An account of the revolutionary artist Andy Warhol and his scandalous relationships with the ten women he deemed his 'superstars,' beginning in 1964 and culminating four years later when Warhol was shot and almost killed.
Leamer wants depth but sacrifices it for breadth. Dipping in and out of so many lives in such a slim book yields the kind of surface treatment and repetitive clichés that might work as provocation in a Warhol screen print but make for a prose style unlikely to be anyone’s cup of soup ... Leamer is undeniably excellent at setting a scene, especially a louche one ... Minor sins might have been forgiven had I ultimately gleaned some deep or unforeseen insight into the lives of the book’s subjects ... Warhol, a shape-shifter so manic and intense that he could slide into several personas in the span of a single season, is here reduced to a necessarily static figure so that the women can bounce off him. Which is fine as a narrative strategy, but then not much happens to the women, either.

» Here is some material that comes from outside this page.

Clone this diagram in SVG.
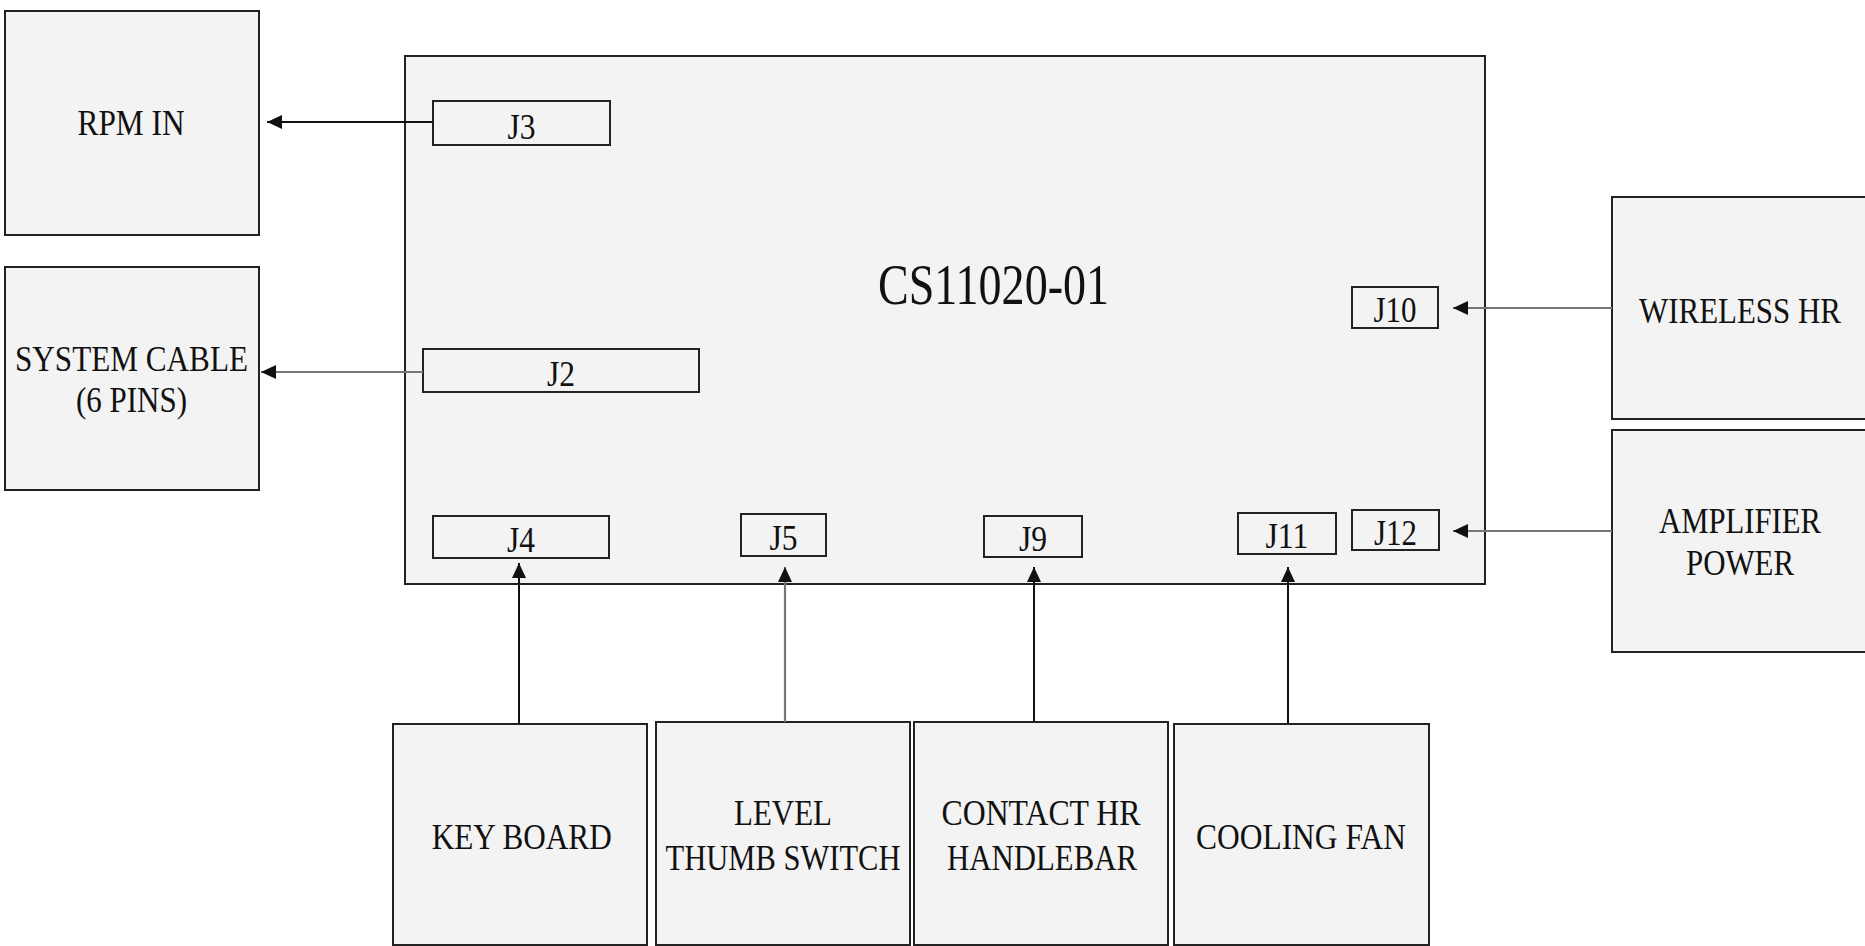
<svg xmlns="http://www.w3.org/2000/svg" width="1865" height="946" viewBox="0 0 1865 946">
<defs>
<style>
.box{fill:#f3f3f3;stroke:#222;stroke-width:2}
.jbox{fill:#f3f3f3;stroke:#222;stroke-width:2}
.t{font-family:"Liberation Serif","Times New Roman",serif;font-size:36px;fill:#111;text-anchor:middle}
.title{font-family:"Liberation Serif","Times New Roman",serif;font-size:57px;fill:#111;text-anchor:middle}
.c1{stroke:#111;stroke-width:2;fill:none}
.c2{stroke:#777;stroke-width:2.2;fill:none}
</style>
<marker id="ah" viewBox="0 0 15 14" refX="15" refY="7" markerWidth="15" markerHeight="14" markerUnits="userSpaceOnUse" orient="auto">
<path d="M0,0 L15,7 L0,14 Z" fill="#111"/>
</marker>
</defs>
<rect width="1865" height="946" fill="#ffffff"/>

<g id="rpm-in">
<rect class="box" x="5" y="11" width="254" height="224"/>
<text class="t" x="131" y="135" textLength="107" lengthAdjust="spacingAndGlyphs">RPM IN</text>
</g>
<g id="system-cable">
<rect class="box" x="5" y="267" width="254" height="223"/>
<text class="t" x="131.5" y="371" textLength="233" lengthAdjust="spacingAndGlyphs">SYSTEM CABLE</text>
<text class="t" x="131.5" y="412" textLength="111" lengthAdjust="spacingAndGlyphs">(6 PINS)</text>
</g>
<g id="cs11020-01">
<rect class="box" x="405" y="56" width="1080" height="528"/>
<text class="title" x="993.5" y="304" textLength="231" lengthAdjust="spacingAndGlyphs">CS11020-01</text>
</g>
<g id="j3">
<rect class="jbox" x="433" y="101" width="177" height="44"/>
<text class="t" x="521.5" y="139" textLength="28" lengthAdjust="spacingAndGlyphs">J3</text>
</g>
<g id="j2">
<rect class="jbox" x="423" y="349" width="276" height="43"/>
<text class="t" x="561" y="386" textLength="28" lengthAdjust="spacingAndGlyphs">J2</text>
</g>
<g id="j4">
<rect class="jbox" x="433" y="516" width="176" height="42"/>
<text class="t" x="521" y="552" textLength="28" lengthAdjust="spacingAndGlyphs">J4</text>
</g>
<g id="j5">
<rect class="jbox" x="741" y="514" width="85" height="42"/>
<text class="t" x="783.5" y="550" textLength="28" lengthAdjust="spacingAndGlyphs">J5</text>
</g>
<g id="j9">
<rect class="jbox" x="984" y="516" width="98" height="41"/>
<text class="t" x="1033" y="551" textLength="28" lengthAdjust="spacingAndGlyphs">J9</text>
</g>
<g id="j11">
<rect class="jbox" x="1238" y="513" width="98" height="41"/>
<text class="t" x="1287" y="548" textLength="43" lengthAdjust="spacingAndGlyphs">J11</text>
</g>
<g id="j12">
<rect class="jbox" x="1352" y="510" width="87" height="40"/>
<text class="t" x="1395.5" y="545" textLength="43" lengthAdjust="spacingAndGlyphs">J12</text>
</g>
<g id="j10">
<rect class="jbox" x="1352" y="287" width="86" height="41"/>
<text class="t" x="1395" y="322" textLength="43" lengthAdjust="spacingAndGlyphs">J10</text>
</g>
<g id="wireless-hr">
<rect class="box" x="1612" y="197" width="256" height="222"/>
<text class="t" x="1740" y="323" textLength="202" lengthAdjust="spacingAndGlyphs">WIRELESS HR</text>
</g>
<g id="amplifier-power">
<rect class="box" x="1612" y="430" width="256" height="222"/>
<text class="t" x="1740" y="533" textLength="162" lengthAdjust="spacingAndGlyphs">AMPLIFIER</text>
<text class="t" x="1740" y="575" textLength="108" lengthAdjust="spacingAndGlyphs">POWER</text>
</g>
<g id="key-board">
<rect class="box" x="393" y="724" width="254" height="221"/>
<text class="t" x="521.7" y="849" textLength="180" lengthAdjust="spacingAndGlyphs">KEY BOARD</text>
</g>
<g id="level-thumb-switch">
<rect class="box" x="656" y="722" width="254" height="223"/>
<text class="t" x="783" y="825" textLength="98" lengthAdjust="spacingAndGlyphs">LEVEL</text>
<text class="t" x="783" y="870" textLength="235" lengthAdjust="spacingAndGlyphs">THUMB SWITCH</text>
</g>
<g id="contact-hr-handlebar">
<rect class="box" x="914" y="722" width="254" height="223"/>
<text class="t" x="1041" y="825" textLength="199" lengthAdjust="spacingAndGlyphs">CONTACT HR</text>
<text class="t" x="1042" y="870" textLength="190" lengthAdjust="spacingAndGlyphs">HANDLEBAR</text>
</g>
<g id="cooling-fan">
<rect class="box" x="1174" y="724" width="255" height="221"/>
<text class="t" x="1301" y="849" textLength="210" lengthAdjust="spacingAndGlyphs">COOLING FAN</text>
</g>

<g id="connectors">
<line class="c1" x1="433" y1="122" x2="267" y2="122" marker-end="url(#ah)"/>
<line class="c2" x1="423" y1="372" x2="261" y2="372" marker-end="url(#ah)"/>
<line class="c2" x1="1612" y1="308" x2="1453" y2="308" marker-end="url(#ah)"/>
<line class="c2" x1="1612" y1="531" x2="1453" y2="531" marker-end="url(#ah)"/>
<line class="c1" x1="519" y1="724" x2="519" y2="563" marker-end="url(#ah)"/>
<line class="c2" x1="785" y1="722" x2="785" y2="567" marker-end="url(#ah)"/>
<line class="c1" x1="1034" y1="722" x2="1034" y2="567" marker-end="url(#ah)"/>
<line class="c1" x1="1288" y1="724" x2="1288" y2="567" marker-end="url(#ah)"/>
</g>
</svg>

Sympathetic ... Like Cynthia Carr’s recent biography Candy Darling: Dreamer, Icon, Superstar, Warhol’s Muses is a corrective. Leamer shows compassion when recounting the lives of these creative women. Warhol comes off as ruthless in his control of trusting companions, assailing their autonomy and emptying out their artistic ambitions ... What is still absent in his account is what else many women represented to Warhol ... In accentuating the humanity of these women who were made—and unmade—by the Factory, Leamer reveals Warhol as a master manipulator who used so many to build his 'most enduring creation: himself.'
Well-researched ... His art is a powerful statement on America, whether you ever knew him as a person or not. The characters in his life, even if they are gorgeous and tragic, are mere footnotes.